Elbette bu noktada “kadın” kavramının sıklıkla doğayla, vahşilikle, irrasyonellikle ve doğrudan kedigillerle özdeşleştirildiğini de unutmamak gerek. Ne de olsa vücudumuz doğal bir döngü içinde seyrediyor, ayın hareketleri ile birlikte regl oluveriyoruz ve yeni bir varlığa hayat verebiliyoruz, yani epeyce anlaşılmazız, öyleyse en az güdülerinin esiri bir panter kadar yırtıcı ve tekinsiz olmalıyız.
Eski mahallemde oğluna kedilere su sıkarak eğlenmeyi öğreten bir adama “Lütfen yapmayın” dediğimde yüzüme karşı “Sana ne”, arkamdan da “Deli, kedili kadın” lafını yemişliğim var (aslında henüz genceciktim, ama elbette kız mıyım kadın mıyım belli değil, o yüzden adam haklı). Bir başka türe zarar vererek eğlendiği yetmiyormuş gibi, çok sembolik olarak bunu oğluna da aktaran bir adam, uyarıldığında 1) cinsiyetiniz 2) aklî melekeleriniz hakkında yorum yapabiliyor.

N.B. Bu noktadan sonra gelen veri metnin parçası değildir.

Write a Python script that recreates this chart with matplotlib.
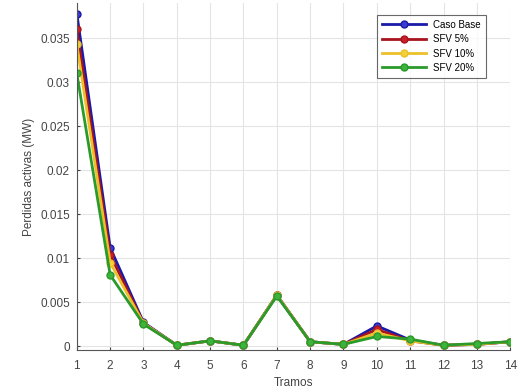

http://www.youtube.com/watch?v=k2-15mYWpmA
(kedili kadınlığın temsili videosu)
Umalım ki, deli ve kedili kadınların (ve aklınıza gelebilecek diğer cinsiyet mensuplarının) yeni katliam tasarısı için yürüyüşü etkili olsun ve hiç deli olmayan, çok aklı başında erkeklerimiz bir çılgınlık yapıp, hayvanların en azından yaşama hakkına saygı duyabileceklerini düşünsünler.